== Provided data ==
··········
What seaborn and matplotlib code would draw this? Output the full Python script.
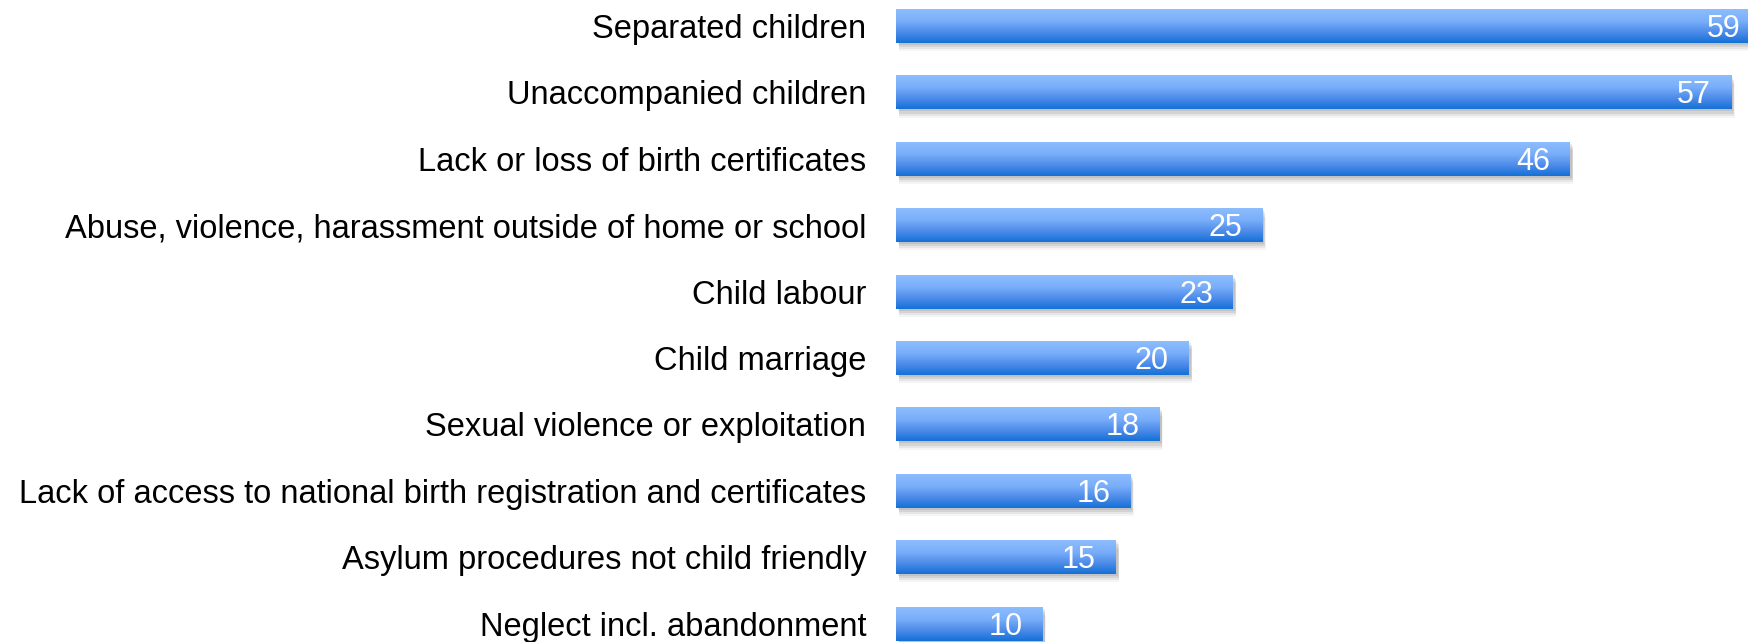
import numpy as np
import pandas as pd
import matplotlib
matplotlib.use("Agg")
import matplotlib.pyplot as plt
import matplotlib.patheffects as pe
from matplotlib.colors import LinearSegmentedColormap
import seaborn as sns

categories = [
    "Separated children",
    "Unaccompanied children",
    "Lack or loss of birth certificates",
    "Abuse, violence, harassment outside of home or school",
    "Child labour",
    "Child marriage",
    "Sexual violence or exploitation",
    "Lack of access to national birth registration and certificates",
    "Asylum procedures not child friendly",
    "Neglect incl. abandonment",
]
values = [59, 57, 46, 25, 23, 20, 18, 16, 15, 10]

sns.set_theme(style="white")
plt.rcParams['font.family'] = ['Liberation Sans', 'DejaVu Sans']

df = pd.DataFrame({"category": categories, "value": values})

fig = plt.figure(figsize=(17.48, 6.42), dpi=100)
ax = fig.add_axes([896 / 1748, 0, 1 - 896 / 1748, 1])

sns.barplot(data=df, x="value", y="category", orient="h", color="#5c9bef",
            width=0.51, ax=ax, saturation=1)

ax.set_xlim(0, 852 / 14.65)
ax.set_ylim(9.277, -0.392)
for s in ax.spines.values():
    s.set_visible(False)
ax.set_xticks([])
ax.set_xlabel("")
ax.set_ylabel("")
ax.tick_params(axis="y", length=0, pad=21.5, labelsize=23.5, labelcolor="black")

cmap = LinearSegmentedColormap.from_list(
    "grad", [(0, "#8dbdfd"), (0.35, "#7aaefa"), (0.7, "#4a8ae8"), (1, "#1470d8")])
grad = np.linspace(0, 1, 256).reshape(-1, 1)

shadow = [
    pe.SimplePatchShadow(offset=(2.5, -6), shadow_rgbFace="#000000", alpha=0.04),
    pe.SimplePatchShadow(offset=(2, -4.5), shadow_rgbFace="#000000", alpha=0.06),
    pe.SimplePatchShadow(offset=(2, -3), shadow_rgbFace="#000000", alpha=0.08),
    pe.SimplePatchShadow(offset=(1.5, -1.5), shadow_rgbFace="#000000", alpha=0.08),
    pe.Normal(),
]

for patch, v in zip(ax.patches, values):
    patch.set_edgecolor("none")
    patch.set_path_effects(shadow)
    x0, y0 = patch.get_x(), patch.get_y()
    w, h = patch.get_width(), patch.get_height()
    im = ax.imshow(grad, cmap=cmap, aspect="auto",
                   extent=(x0, x0 + w, y0 + h, y0), origin="upper",
                   zorder=patch.get_zorder() + 0.5)
    im.set_clip_path(patch)
    ax.annotate(str(v), xy=(x0 + w, y0 + h / 2), xytext=(-20, -3),
                textcoords="offset pixels", ha="right", va="center",
                color="white", fontsize=22, zorder=5, annotation_clip=False)

ax.set_xlim(0, 852 / 14.65)
ax.set_ylim(9.277, -0.392)

fig.savefig("out.png", dpi=100)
··········
== Short task ==
Go from the first line of the listing to the line holding "import seaborn as sns" and, please, transcribe those lines exactly, both included, with no pictures.

== Response to this task ==
What seaborn and matplotlib code would draw this? Output the full Python script.
import numpy as np
import pandas as pd
import matplotlib
matplotlib.use("Agg")
import matplotlib.pyplot as plt
import matplotlib.patheffects as pe
from matplotlib.colors import LinearSegmentedColormap
import seaborn as sns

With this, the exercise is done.